WLOG we may assume that $x \geq y \geq z$. And for now we assume that $2y \geq x+z$ (the case where $2y < x+z$ is handled later below).

By AM-HM: $$\frac{1}{y+z} + \frac{1}{y+z} + \frac{1}{x+z} \geq \frac{9}{(y+z)+(y+z)+(x+z)} = \frac{9}{1+y+2z} = \frac{9}{2+z-x}$$ $$\frac{1}{y+z} + \frac{1}{x+z} + \frac{1}{x+z} \geq \frac{9}{1+x+2z} = \frac{9}{2+z-y}$$ Adding the two inequalities: $$ \frac{1}{y+z} + \frac{1}{x+z} \geq \frac{3}{2+z-x} + \frac{3}{2+z-y} $$ (Call this inequality 1).

Incorrect Solution

WLOG we may assume that $x \geq y \geq z$. Suppose $a = x-z, b = x-y$ so $a+b = 2x-y-z = 3x-1$. If $a=b=0$ then $x=y=z=1/3$ and equality happens.
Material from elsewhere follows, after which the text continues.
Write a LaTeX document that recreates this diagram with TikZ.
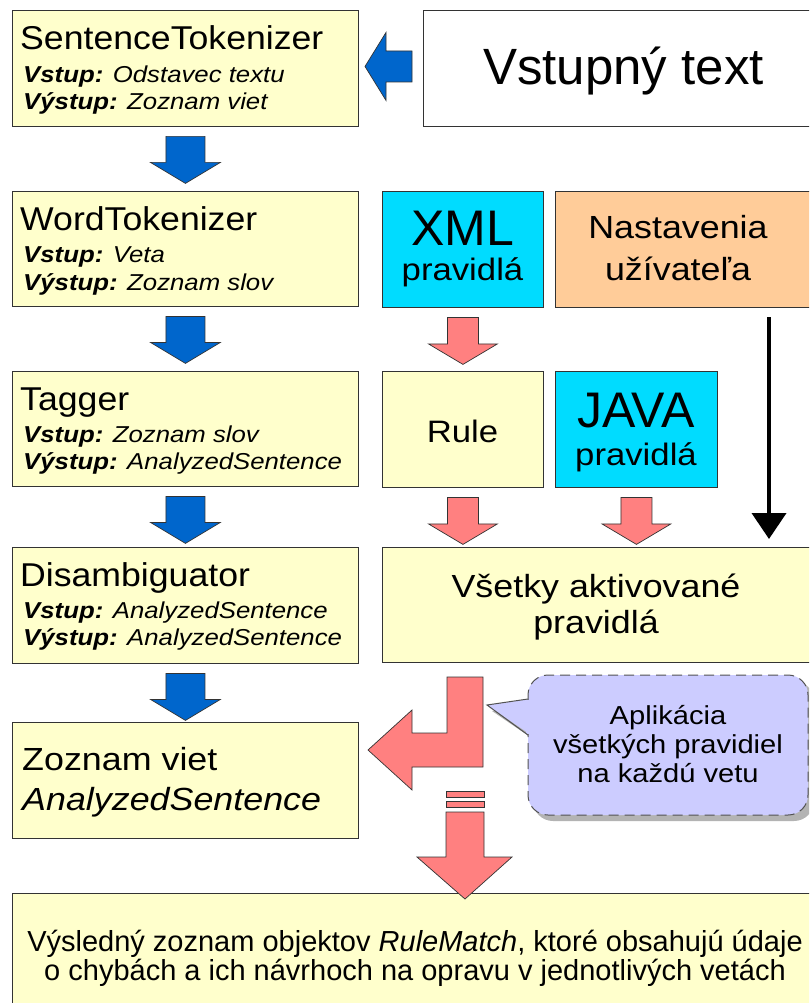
\documentclass[tikz,border=0pt]{standalone}
\usepackage{fontspec}
\setmainfont{Liberation Sans}
\newfontfamily\stf[FakeStretch=1.12]{Liberation Sans}
\newfontfamily\ttf[FakeStretch=1.08]{Liberation Sans}
\usetikzlibrary{arrows.meta,calc}
\definecolor{boxyellow}{HTML}{FFFFCC}
\definecolor{arrblue}{HTML}{0066CC}
\definecolor{arrpink}{HTML}{FF8080}
\definecolor{boxcyan}{HTML}{00DCFF}
\definecolor{boxorange}{HTML}{FFCC99}
\definecolor{lav}{HTML}{CCCCFF}
\definecolor{shadowgray}{HTML}{B3B3B3}
\definecolor{edge}{HTML}{333333}
\newcommand\fsz[1]{\fontsize{#1}{#1}\selectfont}
\begin{document}
\begin{tikzpicture}[x=1pt,y=-1pt,
  box/.style={draw=edge, line width=0.9pt, fill=boxyellow, rectangle, inner sep=0pt, anchor=north west},
  ttl/.style={anchor=base west, inner sep=0pt, font=\ttf\fsz{33}},
  sub/.style={anchor=base west, inner sep=0pt, font=\stf\fsz{23}},
  ctr/.style={anchor=base, inner sep=0pt},
  bluearrow/.style={draw=edge, line width=0.7pt, fill=arrblue},
  pinkarrow/.style={draw=edge, line width=0.7pt, fill=arrpink},
  bluedown/.pic={\path[bluearrow] (-19.5,-23.5) -- (19.5,-23.5) -- (19.5,2.5) -- (35,2.5) -- (0,23.5) -- (-35,2.5) -- (-19.5,2.5) -- cycle;},
  pinkdown/.pic={\path[pinkarrow] (-15.5,-23.5) -- (15.5,-23.5) -- (15.5,3) -- (34.5,3) -- (0,23.5) -- (-34.5,3) -- (-15.5,3) -- cycle;},
  blueleft/.pic={\path[bluearrow] (23.5,-15.5) -- (23.5,15.5) -- (-2.5,15.5) -- (-2.5,34) -- (-23.5,0) -- (-2.5,-34) -- (-2.5,-15.5) -- cycle;}
]
\useasboundingbox (0,0) rectangle (809,1003);
\clip (0,0) rectangle (809,1003);

% left column boxes
\node[box, minimum width=346pt, minimum height=116pt] (b1) at (12,10) {};
\node[box, minimum width=346pt, minimum height=115pt] (b2) at (12,191) {};
\node[box, minimum width=346pt, minimum height=115pt] (b3) at (12,371) {};
\node[box, minimum width=346pt, minimum height=116pt] (b4) at (12,547) {};
\node[box, minimum width=346pt, minimum height=116pt] (b5) at (12,722) {};

% right side boxes
\node[box, fill=white, minimum width=392pt, minimum height=116pt] (vst) at (423,10) {};
\node[box, fill=boxcyan, minimum width=161pt, minimum height=116pt] (xml) at (382,191) {};
\node[box, fill=boxorange, minimum width=260pt, minimum height=116pt] (nast) at (555,191) {};
\node[box, minimum width=161pt, minimum height=116pt] (rule) at (382,371) {};
\node[box, fill=boxcyan, minimum width=162pt, minimum height=116pt] (java) at (555,371) {};
\node[box, minimum width=433pt, minimum height=115pt] (all) at (382,547) {};
\node[box, minimum width=803pt, minimum height=120pt] (res) at (12,893) {};

% texts, left column
\node[ttl] (t1) at (20,50) {SentenceTokenizer};
\node[sub] (t1a) at (23,83) {{\bfseries\itshape Vstup:} {\itshape Odstavec textu}};
\node[sub] (t1b) at (23,110) {{\bfseries\itshape Výstup:} {\itshape Zoznam viet}};
\node[ttl] (t2) at (20,230) {WordTokenizer};
\node[sub] (t2a) at (23,262) {{\bfseries\itshape Vstup:} {\itshape Veta}};
\node[sub] (t2b) at (23,290) {{\bfseries\itshape Výstup:} {\itshape Zoznam slov}};
\node[ttl] (t3) at (20,410) {Tagger};
\node[sub] (t3a) at (23,442) {{\bfseries\itshape Vstup:} {\itshape Zoznam slov}};
\node[sub] (t3b) at (23,469) {{\bfseries\itshape Výstup:} {\itshape AnalyzedSentence}};
\node[ttl] (t4) at (20,586) {Disambiguator};
\node[sub] (t4a) at (23,618) {{\bfseries\itshape Vstup:} {\itshape AnalyzedSentence}};
\node[sub] (t4b) at (23,645) {{\bfseries\itshape Výstup:} {\itshape AnalyzedSentence}};
\node[ttl, font=\stf\fsz{32}] (t5) at (22,770) {Zoznam viet};
\node[ttl, font=\stf\fsz{32}] (t5a) at (22,810) {\itshape AnalyzedSentence};

% texts, right side
\node[ctr, font=\fsz{51}] (tv) at (623.5,85) {Vstupný text};
\node[ctr, font=\fsz{50}] (tx) at (462.5,245) {XML};
\node[ctr, font=\stf\fsz{31}] (txp) at (462.5,280) {pravidlá};
\node[ctr, font=\stf\fsz{32}] (tn1) at (678,238) {Nastavenia};
\node[ctr, font=\stf\fsz{32}] (tn2) at (678,280) {užívateľa};
\node[ctr, font=\stf\fsz{31}] (tr) at (462.5,442) {Rule};
\node[ctr, font=\fsz{50}] (tj) at (636,427) {JAVA};
\node[ctr, font=\stf\fsz{31}] (tjp) at (636,465) {pravidlá};
\node[ctr, font=\stf\fsz{32}] (ta1) at (596,597) {Všetky aktivované};
\node[ctr, font=\stf\fsz{32}] (ta2) at (596,633) {pravidlá};
\node[anchor=center, inner sep=0pt, align=center, font=\fontsize{29}{29}\selectfont] (tres) at (415,958.5)
  {Výsledný zoznam objektov {\itshape RuleMatch}, ktoré obsahujú údaje\\o chybách a ich návrhoch na opravu v jednotlivých vetách};

% blue block arrows
\pic at ([yshift=-33pt]b1.south) {bluedown};
\pic at ([yshift=-33pt]b2.south) {bluedown};
\pic at ([yshift=-33pt]b3.south) {bluedown};
\pic at ([yshift=-33pt]b4.south) {bluedown};
\pic at ([xshift=-34.5pt,yshift=2pt]vst.west) {blueleft};

% pink block arrows
\pic at ([yshift=-33pt]xml.south) {pinkdown};
\pic at ([yshift=-33pt]rule.south) {pinkdown};
\pic at ([yshift=-33pt]java.south) {pinkdown};

% black arrow from settings
\coordinate (bs) at (769,317);
\coordinate (be) at (769,539);
\draw[line width=4pt, -{Triangle[length=26pt,width=34pt]}] (bs) -- (be);

% L-shaped pink arrow into the sentence list
\path[pinkarrow] (483,677) -- (483,767) -- (412,767) -- (412,790) -- (368,750) -- (412,710) -- (412,733) -- (447,733) -- (447,677) -- cycle;

% pink arrow to the result
\path[pinkarrow] (446,791) rectangle (484,797);
\path[pinkarrow] (446,801) rectangle (484,807);
\path[pinkarrow] (446,812) -- (484,812) -- (484,857) -- (512,857) -- (465,899) -- (417,857) -- (446,857) -- cycle;

% callout
\fill[shadowgray, rounded corners=20pt] (533,681) rectangle (814,821);
\fill[shadowgray] (492,711) -- (536,705) -- (536,741) -- cycle;
\fill[lav, rounded corners=20pt] (528,675) rectangle (808,815);
\fill[lav] (487,705) -- (531,699) -- (531,735) -- cycle;
\draw[edge!85, line width=1pt, dash pattern=on 10pt off 6pt, rounded corners=20pt] (528,675) rectangle (808,815);
\fill[lav] (526,700) rectangle (530,734);
\draw[edge!85, line width=1pt] (528,699) -- (487,705) -- (528,735);
\node[ctr, font=\stf\fsz{26}] (c1) at (668,724) {Aplikácia};
\node[ctr, font=\stf\fsz{26}] (c2) at (668,753) {všetkých pravidiel};
\node[ctr, font=\stf\fsz{26}] (c3) at (668,782) {na každú vetu};
\end{tikzpicture}
\end{document}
Thus at least one of $a,b$ is positive, so $a+b > 0$. Now, by Cauchy: $$(\frac{a}{a+b} . \frac{1}{y+z} + \frac{b}{a+b} . \frac{3}{2})(\frac{a(y+z)}{a+b} + \frac{2b}{3(a+b)}) \geq (\frac{a}{a+b} + \frac{b}{a+b})^2 = 1$$ So: $$\frac{a}{a+b} . \frac{1}{y+z} + \frac{b}{a+b} . \frac{3}{2} \geq \frac{3(a+b)}{3a(y+z) + 2b} = \frac{3}{2+z-x}$$ The last equality is equivalent to: $$ \frac{1(a+b)}{3a(y+z) + 2b} = \frac{1}{2+z-x} $$ $$ \iff (a+b)(2+z-x) = 3a(y+z) + 2b $$ Because $2+z-x \iff 3-2x-y$ and $y+z = 1-x$ $$ \iff (3x-1)(3-2x-y) = 3(x-z)(1-z) + 2(x-y)$$ Upon expanding and rearranging: $$ \iff 0 = 3(x-1)(x+y+z - 1) $$ which is true. On the other hand, using the same definition of $a,b$, we can also show: $$\frac{b}{a+b} . \frac{1}{y+z} + \frac{a}{a+b} . \frac{3}{2} \geq \frac{3(a+b)}{3b(y+z) + 2a} = \frac{3}{2+y-x}$$ (Using similar identity as above) Adding the two inequalities, we have: $$ \frac{1}{y+z} + \frac{3}{2} \geq \frac{3}{2+z-x} + \frac{3}{2+y-x}$$ And similarly: $$ \frac{1}{x+z} + \frac{3}{2} \geq \frac{3}{2+x-y} + \frac{3}{2+z-y}$$ $$ \frac{1}{x+y} + \frac{3}{2} \geq \frac{3}{2+y-z} + \frac{3}{2+z-x}$$ Now all we need to show is that the sum of LHS is equal to the LHS of the given problem. Indeed it is so because: $$ \frac{3}{2+y-x} + \frac{3}{2+x-y} = \frac{3(2+x-y) + 3(2+y-x)}{2^2 - (x-y)^2} = \frac{12}{4 - (x-y)^2} = \frac{3}{1 - (\frac{x-y}{2})^2}$$ Edit: what is wrong with this proof?

Inequality a,b,c

For $a,b,c$ non-negative real numbers such that $a+b+c=1$, prove that: $$(3a+1)(3b+1)(3c+1) \geq 3 \sqrt{3}(\sqrt{a} + \sqrt{b})(\sqrt{b}+\sqrt{c})(\sqrt{c}+\sqrt{a})$$


With Cauchy we have: $$(3a + 1)(1 + 3b) \geq (\sqrt{3a} + \sqrt{3b})^2 = 3(\sqrt{a} + \sqrt{b})^2$$ Multiplying all of the similar inequalities, we get the desired result. Equality happens if and only if $3a = 1/(3b), 3b = 1/(3c), 3c = 1/(3a)$, which means $a=b=c = 1/3$.